### Given request
From the first line of the data below, repeat each line exactly until you reach the line with "(0,0) rectangle (889,487);"; include that line too.

◆ ◆ ◆ ◆

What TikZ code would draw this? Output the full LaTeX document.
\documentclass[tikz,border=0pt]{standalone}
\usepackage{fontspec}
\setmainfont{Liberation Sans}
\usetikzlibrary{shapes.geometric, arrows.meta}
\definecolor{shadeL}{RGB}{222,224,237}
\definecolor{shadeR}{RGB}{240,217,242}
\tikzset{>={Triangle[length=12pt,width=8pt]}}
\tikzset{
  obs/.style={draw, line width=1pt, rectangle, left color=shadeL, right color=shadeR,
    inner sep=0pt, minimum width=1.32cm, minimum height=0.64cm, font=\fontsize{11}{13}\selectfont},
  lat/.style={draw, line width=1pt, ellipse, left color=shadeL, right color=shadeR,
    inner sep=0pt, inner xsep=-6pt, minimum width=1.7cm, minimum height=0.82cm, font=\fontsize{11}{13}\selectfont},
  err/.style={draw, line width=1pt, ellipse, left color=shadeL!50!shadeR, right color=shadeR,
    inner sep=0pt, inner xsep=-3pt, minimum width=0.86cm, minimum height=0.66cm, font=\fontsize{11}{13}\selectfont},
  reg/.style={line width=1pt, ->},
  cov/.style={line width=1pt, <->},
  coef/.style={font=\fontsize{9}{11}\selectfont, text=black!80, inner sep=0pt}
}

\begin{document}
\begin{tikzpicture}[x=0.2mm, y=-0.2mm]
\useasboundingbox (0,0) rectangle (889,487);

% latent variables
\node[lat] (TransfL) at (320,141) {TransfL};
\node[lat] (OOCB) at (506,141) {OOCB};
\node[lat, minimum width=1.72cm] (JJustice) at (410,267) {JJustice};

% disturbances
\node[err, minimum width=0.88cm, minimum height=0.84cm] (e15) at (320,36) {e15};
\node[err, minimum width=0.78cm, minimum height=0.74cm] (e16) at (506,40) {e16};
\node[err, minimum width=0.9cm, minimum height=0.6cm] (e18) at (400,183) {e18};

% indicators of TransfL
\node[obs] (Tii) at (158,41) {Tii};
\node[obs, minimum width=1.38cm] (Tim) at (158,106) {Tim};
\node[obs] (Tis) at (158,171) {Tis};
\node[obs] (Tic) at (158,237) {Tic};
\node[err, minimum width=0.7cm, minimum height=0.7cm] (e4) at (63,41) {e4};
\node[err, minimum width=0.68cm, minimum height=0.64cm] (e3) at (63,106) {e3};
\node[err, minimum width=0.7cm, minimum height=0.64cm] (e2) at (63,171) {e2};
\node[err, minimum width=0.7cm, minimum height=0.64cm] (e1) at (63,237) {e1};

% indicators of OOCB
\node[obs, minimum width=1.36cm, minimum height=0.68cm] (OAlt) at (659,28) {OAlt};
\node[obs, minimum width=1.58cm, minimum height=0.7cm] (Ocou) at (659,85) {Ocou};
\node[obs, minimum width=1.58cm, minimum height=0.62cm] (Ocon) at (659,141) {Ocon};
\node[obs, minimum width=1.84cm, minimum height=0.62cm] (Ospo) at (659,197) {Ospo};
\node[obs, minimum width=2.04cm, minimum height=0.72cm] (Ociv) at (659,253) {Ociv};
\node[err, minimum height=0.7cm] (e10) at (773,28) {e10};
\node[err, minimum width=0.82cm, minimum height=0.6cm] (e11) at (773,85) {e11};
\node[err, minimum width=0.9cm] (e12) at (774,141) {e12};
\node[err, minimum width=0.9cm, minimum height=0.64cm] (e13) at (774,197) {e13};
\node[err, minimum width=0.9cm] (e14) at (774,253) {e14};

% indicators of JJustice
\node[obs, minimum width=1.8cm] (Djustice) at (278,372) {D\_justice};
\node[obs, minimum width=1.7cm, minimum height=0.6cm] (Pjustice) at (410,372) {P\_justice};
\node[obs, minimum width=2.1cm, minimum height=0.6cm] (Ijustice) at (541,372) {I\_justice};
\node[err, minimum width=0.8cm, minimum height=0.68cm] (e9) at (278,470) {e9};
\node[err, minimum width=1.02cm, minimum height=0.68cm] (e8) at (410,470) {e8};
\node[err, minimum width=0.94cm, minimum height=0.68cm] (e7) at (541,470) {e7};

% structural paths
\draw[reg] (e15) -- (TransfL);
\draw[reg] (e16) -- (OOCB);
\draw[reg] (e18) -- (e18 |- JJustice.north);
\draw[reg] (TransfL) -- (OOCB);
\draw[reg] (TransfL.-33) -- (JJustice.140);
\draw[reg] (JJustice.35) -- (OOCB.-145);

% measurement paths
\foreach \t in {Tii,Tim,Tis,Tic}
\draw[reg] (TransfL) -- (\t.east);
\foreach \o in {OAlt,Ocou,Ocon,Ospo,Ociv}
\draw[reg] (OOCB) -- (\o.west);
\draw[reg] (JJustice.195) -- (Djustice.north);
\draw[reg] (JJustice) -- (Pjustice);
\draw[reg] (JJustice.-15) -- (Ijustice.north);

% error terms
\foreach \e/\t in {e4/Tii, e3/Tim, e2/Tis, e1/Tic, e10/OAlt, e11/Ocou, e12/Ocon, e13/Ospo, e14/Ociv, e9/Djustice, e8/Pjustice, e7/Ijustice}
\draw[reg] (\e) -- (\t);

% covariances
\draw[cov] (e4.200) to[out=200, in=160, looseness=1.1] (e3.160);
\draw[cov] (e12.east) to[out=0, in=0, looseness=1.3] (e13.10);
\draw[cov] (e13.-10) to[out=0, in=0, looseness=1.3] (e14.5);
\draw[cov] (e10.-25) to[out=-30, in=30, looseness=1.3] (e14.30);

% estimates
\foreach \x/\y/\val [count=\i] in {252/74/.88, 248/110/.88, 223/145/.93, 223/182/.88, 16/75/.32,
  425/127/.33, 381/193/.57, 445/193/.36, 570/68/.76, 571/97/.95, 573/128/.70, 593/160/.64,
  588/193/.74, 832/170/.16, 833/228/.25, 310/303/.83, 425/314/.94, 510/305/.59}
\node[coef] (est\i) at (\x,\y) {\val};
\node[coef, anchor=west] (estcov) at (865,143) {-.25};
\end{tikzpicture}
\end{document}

◆ ◆ ◆ ◆

### Exercise response
What TikZ code would draw this? Output the full LaTeX document.
\documentclass[tikz,border=0pt]{standalone}
\usepackage{fontspec}
\setmainfont{Liberation Sans}
\usetikzlibrary{shapes.geometric, arrows.meta}
\definecolor{shadeL}{RGB}{222,224,237}
\definecolor{shadeR}{RGB}{240,217,242}
\tikzset{>={Triangle[length=12pt,width=8pt]}}
\tikzset{
  obs/.style={draw, line width=1pt, rectangle, left color=shadeL, right color=shadeR,
    inner sep=0pt, minimum width=1.32cm, minimum height=0.64cm, font=\fontsize{11}{13}\selectfont},
  lat/.style={draw, line width=1pt, ellipse, left color=shadeL, right color=shadeR,
    inner sep=0pt, inner xsep=-6pt, minimum width=1.7cm, minimum height=0.82cm, font=\fontsize{11}{13}\selectfont},
  err/.style={draw, line width=1pt, ellipse, left color=shadeL!50!shadeR, right color=shadeR,
    inner sep=0pt, inner xsep=-3pt, minimum width=0.86cm, minimum height=0.66cm, font=\fontsize{11}{13}\selectfont},
  reg/.style={line width=1pt, ->},
  cov/.style={line width=1pt, <->},
  coef/.style={font=\fontsize{9}{11}\selectfont, text=black!80, inner sep=0pt}
}

\begin{document}
\begin{tikzpicture}[x=0.2mm, y=-0.2mm]
\useasboundingbox (0,0) rectangle (889,487);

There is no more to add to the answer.